#### TASK REQUIREMENTS
Every line below is to be copied exactly, with the pictures left out.

#### SUPPLIED INFORMATION
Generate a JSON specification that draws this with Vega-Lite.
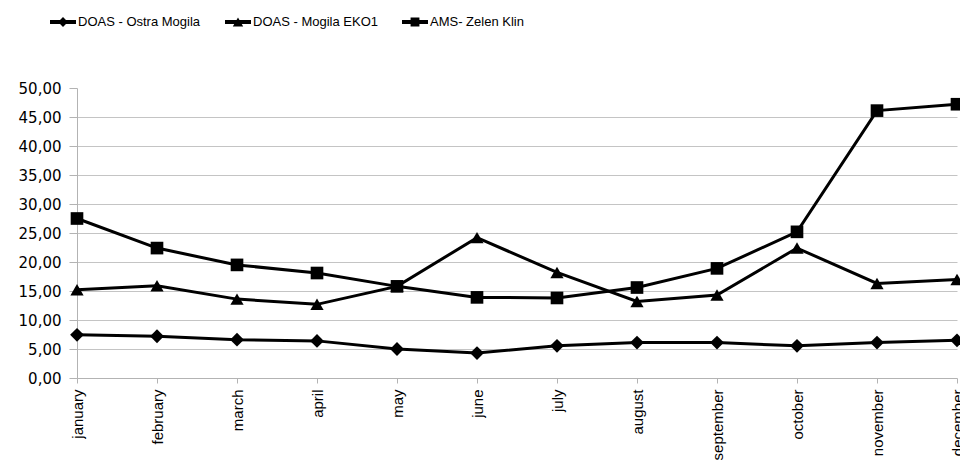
{
  "$schema": "https://vega.github.io/schema/vega-lite/v6.json",
  "autosize": "none",
  "width": 880,
  "height": 290,
  "padding": {"left": 77, "top": 88, "right": 3, "bottom": 88},
  "background": "white",
  "data": {
    "values": [
      {"month": "january", "series": "DOAS - Ostra Mogila", "value": 7.45},
      {"month": "february", "series": "DOAS - Ostra Mogila", "value": 7.2},
      {"month": "march", "series": "DOAS - Ostra Mogila", "value": 6.6},
      {"month": "april", "series": "DOAS - Ostra Mogila", "value": 6.4},
      {"month": "may", "series": "DOAS - Ostra Mogila", "value": 5.0},
      {"month": "june", "series": "DOAS - Ostra Mogila", "value": 4.3},
      {"month": "july", "series": "DOAS - Ostra Mogila", "value": 5.55},
      {"month": "august", "series": "DOAS - Ostra Mogila", "value": 6.1},
      {"month": "september", "series": "DOAS - Ostra Mogila", "value": 6.1},
      {"month": "october", "series": "DOAS - Ostra Mogila", "value": 5.55},
      {"month": "november", "series": "DOAS - Ostra Mogila", "value": 6.1},
      {"month": "december", "series": "DOAS - Ostra Mogila", "value": 6.5},
      {"month": "january", "series": "DOAS - Mogila EKO1", "value": 15.2},
      {"month": "february", "series": "DOAS - Mogila EKO1", "value": 15.9},
      {"month": "march", "series": "DOAS - Mogila EKO1", "value": 13.6},
      {"month": "april", "series": "DOAS - Mogila EKO1", "value": 12.7},
      {"month": "may", "series": "DOAS - Mogila EKO1", "value": 15.8},
      {"month": "june", "series": "DOAS - Mogila EKO1", "value": 24.2},
      {"month": "july", "series": "DOAS - Mogila EKO1", "value": 18.2},
      {"month": "august", "series": "DOAS - Mogila EKO1", "value": 13.2},
      {"month": "september", "series": "DOAS - Mogila EKO1", "value": 14.3},
      {"month": "october", "series": "DOAS - Mogila EKO1", "value": 22.4},
      {"month": "november", "series": "DOAS - Mogila EKO1", "value": 16.3},
      {"month": "december", "series": "DOAS - Mogila EKO1", "value": 17.0},
      {"month": "january", "series": "AMS- Zelen Klin", "value": 27.5},
      {"month": "february", "series": "AMS- Zelen Klin", "value": 22.4},
      {"month": "march", "series": "AMS- Zelen Klin", "value": 19.5},
      {"month": "april", "series": "AMS- Zelen Klin", "value": 18.1},
      {"month": "may", "series": "AMS- Zelen Klin", "value": 15.8},
      {"month": "june", "series": "AMS- Zelen Klin", "value": 13.9},
      {"month": "july", "series": "AMS- Zelen Klin", "value": 13.8},
      {"month": "august", "series": "AMS- Zelen Klin", "value": 15.6},
      {"month": "september", "series": "AMS- Zelen Klin", "value": 18.9},
      {"month": "october", "series": "AMS- Zelen Klin", "value": 25.2},
      {"month": "november", "series": "AMS- Zelen Klin", "value": 46.1},
      {"month": "december", "series": "AMS- Zelen Klin", "value": 47.2}
    ]
  },
  "encoding": {
    "x": {
      "field": "month",
      "type": "ordinal",
      "sort": ["january", "february", "march", "april", "may", "june", "july", "august", "september", "october", "november", "december"],
      "scale": {"type": "point", "padding": 0},
      "axis": {
        "title": null,
        "labelAngle": -90,
        "labelFont": "Liberation Sans",
        "labelFontSize": 15,
        "labelColor": "#000000",
        "labelPadding": 6,
        "tickSize": 5,
        "tickColor": "#b3b3b3",
        "domainColor": "#b3b3b3",
        "grid": false,
        "labelOverlap": false
      }
    },
    "y": {
      "field": "value",
      "type": "quantitative",
      "scale": {"domain": [0, 50], "nice": false, "zero": true},
      "axis": {
        "title": null,
        "values": [0, 5, 10, 15, 20, 25, 30, 35, 40, 45, 50],
        "labelExpr": "replace(format(datum.value, '.2f'), '.', ',')",
        "labelFont": "DejaVu Sans",
        "labelFontSize": 15,
        "labelColor": "#000000",
        "labelPadding": 8,
        "tickSize": 8,
        "tickColor": "#b3b3b3",
        "domainColor": "#b3b3b3",
        "grid": true,
        "gridColor": {"condition": {"test": "datum.value == 50 || datum.value == 0", "value": "transparent"}, "value": "#c4c4c4"},
        "gridWidth": 1
      }
    }
  },
  "layer": [
    {
      "mark": {"type": "line", "color": "#000000", "strokeWidth": 3},
      "encoding": {"detail": {"field": "series"}}
    },
    {
      "mark": {"type": "point", "filled": true, "color": "#000000", "opacity": 1},
      "encoding": {
        "shape": {
          "field": "series",
          "type": "nominal",
          "scale": {"domain": ["DOAS - Ostra Mogila", "DOAS - Mogila EKO1", "AMS- Zelen Klin"], "range": ["diamond", "triangle-up", "square"]},
          "legend": null
        },
        "size": {
          "field": "series",
          "type": "nominal",
          "scale": {"domain": ["DOAS - Ostra Mogila", "DOAS - Mogila EKO1", "AMS- Zelen Klin"], "range": [190, 160, 200]},
          "legend": null
        }
      }
    },
    {
      "mark": {"type": "point", "filled": true, "color": "#000000", "opacity": 0},
      "encoding": {
        "shape": {
          "field": "series",
          "type": "nominal",
          "scale": {
            "domain": ["DOAS - Ostra Mogila", "DOAS - Mogila EKO1", "AMS- Zelen Klin"],
            "range": [
              "M-1,-0.15H1V0.15H-1Z M-0.38,0L0,-0.38L0.38,0L0,0.38Z",
              "M-1,-0.15H1V0.15H-1Z M-0.4,0.34L0,-0.34L0.4,0.34Z",
              "M-1,-0.15H1V0.15H-1Z M-0.34,-0.34H0.34V0.34H-0.34Z"
            ]
          },
          "legend": {
            "title": null,
            "orient": "none",
            "direction": "horizontal",
            "legendX": -27,
            "legendY": -79,
            "padding": 0,
            "symbolSize": 676,
            "symbolStrokeWidth": 0,
            "labelFont": "Liberation Sans",
            "labelFontSize": 13,
            "labelColor": "#000000",
            "labelOffset": 2,
            "columnPadding": 24,
            "encode": {
              "symbols": {
                "update": {
                  "opacity": {"value": 1},
                  "fill": {"value": "#000000"},
                  "fillOpacity": {"value": 1},
                  "strokeWidth": {"value": 0}
                }
              }
            }
          }
        }
      }
    }
  ],
  "resolve": {"scale": {"shape": "independent"}},
  "config": {
    "view": {"stroke": null},
    "axis": {"domainWidth": 1, "tickWidth": 1}
  }
}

#### TASK RESPONSE
Generate a JSON specification that draws this with Vega-Lite.
{
  "$schema": "https://vega.github.io/schema/vega-lite/v6.json",
  "autosize": "none",
  "width": 880,
  "height": 290,
  "padding": {"left": 77, "top": 88, "right": 3, "bottom": 88},
  "background": "white",
  "data": {
    "values": [
      {"month": "january", "series": "DOAS - Ostra Mogila", "value": 7.45},
      {"month": "february", "series": "DOAS - Ostra Mogila", "value": 7.2},
      {"month": "march", "series": "DOAS - Ostra Mogila", "value": 6.6},
      {"month": "april", "series": "DOAS - Ostra Mogila", "value": 6.4},
      {"month": "may", "series": "DOAS - Ostra Mogila", "value": 5.0},
      {"month": "june", "series": "DOAS - Ostra Mogila", "value": 4.3},
      {"month": "july", "series": "DOAS - Ostra Mogila", "value": 5.55},
      {"month": "august", "series": "DOAS - Ostra Mogila", "value": 6.1},
      {"month": "september", "series": "DOAS - Ostra Mogila", "value": 6.1},
      {"month": "october", "series": "DOAS - Ostra Mogila", "value": 5.55},
      {"month": "november", "series": "DOAS - Ostra Mogila", "value": 6.1},
      {"month": "december", "series": "DOAS - Ostra Mogila", "value": 6.5},
      {"month": "january", "series": "DOAS - Mogila EKO1", "value": 15.2},
      {"month": "february", "series": "DOAS - Mogila EKO1", "value": 15.9},
      {"month": "march", "series": "DOAS - Mogila EKO1", "value": 13.6},
      {"month": "april", "series": "DOAS - Mogila EKO1", "value": 12.7},
      {"month": "may", "series": "DOAS - Mogila EKO1", "value": 15.8},
      {"month": "june", "series": "DOAS - Mogila EKO1", "value": 24.2},
      {"month": "july", "series": "DOAS - Mogila EKO1", "value": 18.2},
      {"month": "august", "series": "DOAS - Mogila EKO1", "value": 13.2},
      {"month": "september", "series": "DOAS - Mogila EKO1", "value": 14.3},
      {"month": "october", "series": "DOAS - Mogila EKO1", "value": 22.4},
      {"month": "november", "series": "DOAS - Mogila EKO1", "value": 16.3},
      {"month": "december", "series": "DOAS - Mogila EKO1", "value": 17.0},
      {"month": "january", "series": "AMS- Zelen Klin", "value": 27.5},
      {"month": "february", "series": "AMS- Zelen Klin", "value": 22.4},
      {"month": "march", "series": "AMS- Zelen Klin", "value": 19.5},
      {"month": "april", "series": "AMS- Zelen Klin", "value": 18.1},
      {"month": "may", "series": "AMS- Zelen Klin", "value": 15.8},
      {"month": "june", "series": "AMS- Zelen Klin", "value": 13.9},
      {"month": "july", "series": "AMS- Zelen Klin", "value": 13.8},
      {"month": "august", "series": "AMS- Zelen Klin", "value": 15.6},
      {"month": "september", "series": "AMS- Zelen Klin", "value": 18.9},
      {"month": "october", "series": "AMS- Zelen Klin", "value": 25.2},
      {"month": "november", "series": "AMS- Zelen Klin", "value": 46.1},
      {"month": "december", "series": "AMS- Zelen Klin", "value": 47.2}
    ]
  },
  "encoding": {
    "x": {
      "field": "month",
      "type": "ordinal",
      "sort": ["january", "february", "march", "april", "may", "june", "july", "august", "september", "october", "november", "december"],
      "scale": {"type": "point", "padding": 0},
      "axis": {
        "title": null,
        "labelAngle": -90,
        "labelFont": "Liberation Sans",
        "labelFontSize": 15,
        "labelColor": "#000000",
        "labelPadding": 6,
        "tickSize": 5,
        "tickColor": "#b3b3b3",
        "domainColor": "#b3b3b3",
        "grid": false,
        "labelOverlap": false
      }
    },
    "y": {
      "field": "value",
      "type": "quantitative",
      "scale": {"domain": [0, 50], "nice": false, "zero": true},
      "axis": {
        "title": null,
        "values": [0, 5, 10, 15, 20, 25, 30, 35, 40, 45, 50],
        "labelExpr": "replace(format(datum.value, '.2f'), '.', ',')",
        "labelFont": "DejaVu Sans",
        "labelFontSize": 15,
        "labelColor": "#000000",
        "labelPadding": 8,
        "tickSize": 8,
        "tickColor": "#b3b3b3",
        "domainColor": "#b3b3b3",
        "grid": true,
        "gridColor": {"condition": {"test": "datum.value == 50 || datum.value == 0", "value": "transparent"}, "value": "#c4c4c4"},
        "gridWidth": 1
      }
    }
  },
  "layer": [
    {
      "mark": {"type": "line", "color": "#000000", "strokeWidth": 3},
      "encoding": {"detail": {"field": "series"}}
    },
    {
      "mark": {"type": "point", "filled": true, "color": "#000000", "opacity": 1},
      "encoding": {
        "shape": {
          "field": "series",
          "type": "nominal",
          "scale": {"domain": ["DOAS - Ostra Mogila", "DOAS - Mogila EKO1", "AMS- Zelen Klin"], "range": ["diamond", "triangle-up", "square"]},
          "legend": null
        },
        "size": {
          "field": "series",
          "type": "nominal",
          "scale": {"domain": ["DOAS - Ostra Mogila", "DOAS - Mogila EKO1", "AMS- Zelen Klin"], "range": [190, 160, 200]},
          "legend": null
        }
      }
    },
    {
      "mark": {"type": "point", "filled": true, "color": "#000000", "opacity": 0},
      "encoding": {
        "shape": {
          "field": "series",
          "type": "nominal",
          "scale": {
            "domain": ["DOAS - Ostra Mogila", "DOAS - Mogila EKO1", "AMS- Zelen Klin"],
            "range": [
              "M-1,-0.15H1V0.15H-1Z M-0.38,0L0,-0.38L0.38,0L0,0.38Z",
              "M-1,-0.15H1V0.15H-1Z M-0.4,0.34L0,-0.34L0.4,0.34Z",
              "M-1,-0.15H1V0.15H-1Z M-0.34,-0.34H0.34V0.34H-0.34Z"
            ]
          },
          "legend": {
            "title": null,
            "orient": "none",
            "direction": "horizontal",
            "legendX": -27,
            "legendY": -79,
            "padding": 0,
            "symbolSize": 676,
            "symbolStrokeWidth": 0,
            "labelFont": "Liberation Sans",
            "labelFontSize": 13,
            "labelColor": "#000000",
            "labelOffset": 2,
            "columnPadding": 24,
            "encode": {
              "symbols": {
                "update": {
                  "opacity": {"value": 1},
                  "fill": {"value": "#000000"},
                  "fillOpacity": {"value": 1},
                  "strokeWidth": {"value": 0}
                }
              }
            }
          }
        }
      }
    }
  ],
  "resolve": {"scale": {"shape": "independent"}},
  "config": {
    "view": {"stroke": null},
    "axis": {"domainWidth": 1, "tickWidth": 1}
  }
}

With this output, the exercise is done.